Summary - Aid In Support Of Gender Equality And Women’s Empowerment, 2010
The Members of the OECD Development Assistance Committee have long recognised that sustainable development must fully reflect the needs of both women and men. The DAC adopted Guiding Principles to Aid Agencies for Supporting the Role of Women in Development in 1983 and revised them in 1989. Subsequent developments have now led to the formulation of new DAC Guidelines for Gender Equality and Women’s Empowerment in Development Co-operation (http://www.oecd.org/dataoecd/56/46/28313843.pdf page3). Data on DAC members’ aid targeting gender equality and women’s empowerment are compiled with the help of the gender equality marker in the Creditor Reporting System (CRS).
Guidelines are based on a partnership approach that emphasises leadership by partner governments and local actors. In this relationship, DAC Members have two complementary responsibilities:
- to ensure the mainstreaming of equality considerations in their own processes and products (such as analyses, policies, position papers)
- to support the efforts of partners to promote equality (including support to partner capacity to mainstream equality considerations into policies, strategies and programmes).
It is pointed out that full development cannot be attained unless women and the resources they represent are not integrated into the development process and a focus on gender equality in development co-operation is important to enhance the effectiveness of aid. Gender equality is explicitly promoted in activity documentation through specific measures which:
a) Reduce social, economic or political power inequalities between women and men, girls and boys, ensure that women benefit equally with men from the activity, or compensate for past discrimination;
b) Develop or strengthen gender equality or anti-discrimination policies, legislation or institutions.
This approach requires analysing gender inequalities either separately or as an integral part of agencies’ standard procedures. Examples of activities that could be marked as principal objective:
- legal literacy for women and girls;
- male networks against gender violence;
- a social safety net project which focuses specifically on assisting women and girls as a particularly disadvantaged group in a society;
- capacity building of Ministries of Finance and Planning to incorporate gender equality objectives in national poverty reduction or comparable strategies.
Such activities can target women specifically, men specifically or both women and men.
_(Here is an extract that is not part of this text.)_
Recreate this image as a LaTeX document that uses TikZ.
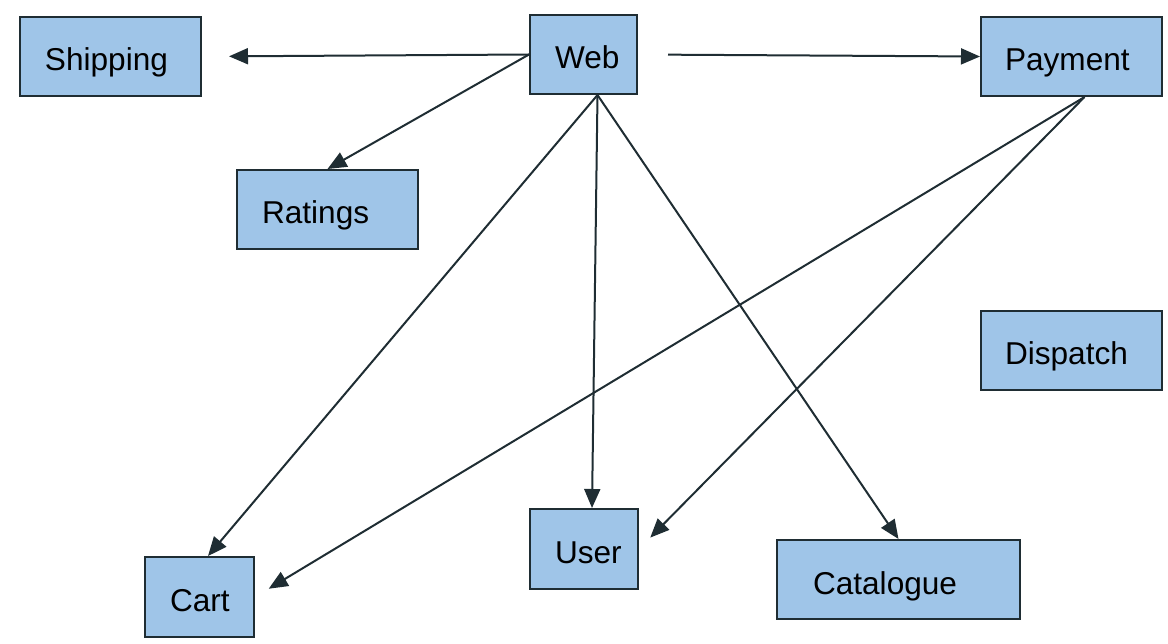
\documentclass[tikz,border=0pt]{standalone}
\usepackage{fontspec}
\setmainfont{Liberation Sans}
\usetikzlibrary{arrows.meta}
\definecolor{boxfill}{HTML}{9FC5E8}
\definecolor{edgecol}{HTML}{1F2D33}
\begin{document}
\begin{tikzpicture}[x=1pt,y=-1pt,
  box/.style={draw=edgecol,line width=2pt,fill=boxfill,rectangle,
    minimum height=79pt,inner ysep=0pt,align=left,
    font=\fontsize{31.6}{31.6}\selectfont,text height=29pt,text depth=0pt},
  conn/.style={draw=edgecol,line width=2pt,-{Triangle[length=19pt,width=16pt]}}]
\useasboundingbox (0,0) rectangle (1168,644);
\node[box,inner xsep=25pt,text width=131pt] (ship) at (110.5,56.5) {Shipping};
\node[box,inner xsep=25pt,text width=57pt] (web) at (583.5,54.5) {Web};
\node[box,inner xsep=24pt,text width=133pt] (pay) at (1071.5,56.5) {Payment};
\node[box,inner xsep=25pt,text width=131pt] (rat) at (327.5,209.5) {Ratings};
\node[box,inner xsep=24pt,text width=133pt] (disp) at (1071.5,350.5) {Dispatch};
\node[box,inner xsep=25pt,text width=59pt,minimum height=80pt] (cart) at (199.5,597) {Cart};
\node[box,inner xsep=25pt,text width=58pt,minimum height=80pt] (user) at (584,549) {User};
\node[box,inner xsep=36pt,text width=171pt] (cat) at (898.5,579.5) {Catalogue};
\coordinate (wbs) at ([xshift=14pt]web.south);
\coordinate (pbs) at ([xshift=13pt]pay.south);
\draw[conn,shorten >=27pt] (web.west) -- (ship.east);
\draw[conn,shorten <=30pt] (web.east) -- (pay.west);
\draw[conn] (web.west) -- (rat.north);
\draw[conn] (wbs) -- ([xshift=8.5pt]cart.north);
\draw[conn] (wbs) -- ([xshift=8pt]user.north);
\draw[conn] (wbs) -- (cat.north);
\draw[conn,shorten >=16pt] (pbs) -- (cart.east);
\draw[conn,shorten >=16pt] (pbs) -- (user.east);
\end{tikzpicture}
\end{document}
Examples of activities that could be marked as significant objective:
- activity which has as its principal objective to provide drinking water to a district or community while at the same time ensuring that women and girls have safe and easy access to the facilities;
- a social safety net project which focuses on the community as a whole and ensures that women and girls benefit equally with men and boys.
Therefore, an activity can target gender equality as a "principal objective" or "significant objective". Principal means gender equality was an explicit objective of the activity and fundamental in its design. Significant means gender equality was an important, but secondary, objective of the activity. Not targeted means that the activity was screened for promoting gender equality, but was found to not be targeted to it.
In this summary we take few examples to understand the nature of Aid in support of gender equality. In this line, considering the focus of donor’s aid program as in the case of the European Commission we find that in the total sector allocable aid amounting to USD 13119 million the gender equality focused aid is 16%. In case of UK, we find that the total allocable aid rose by 72% from 2007 to 2008, the gender equality focused aid rose by only 3 percentage points to 33%. Sector wise break-up of the gender equality focused aid suggests that it is education and other social infrastructure including women’s equality that is the largest component followed health and population and production for the European Commission. For UK the health and population sector is the major component.
In case of Japan, while the total sector allocable aid has seen a rise, the gender equality focused aid fell from 15% in 2007 to 7% in 2008. The major component of this aid was focused on the sector health and population. For Germany, 56% of the total allocable aid is gender equality focused and al large part of it is spent on health and population as well as economic infrastructure.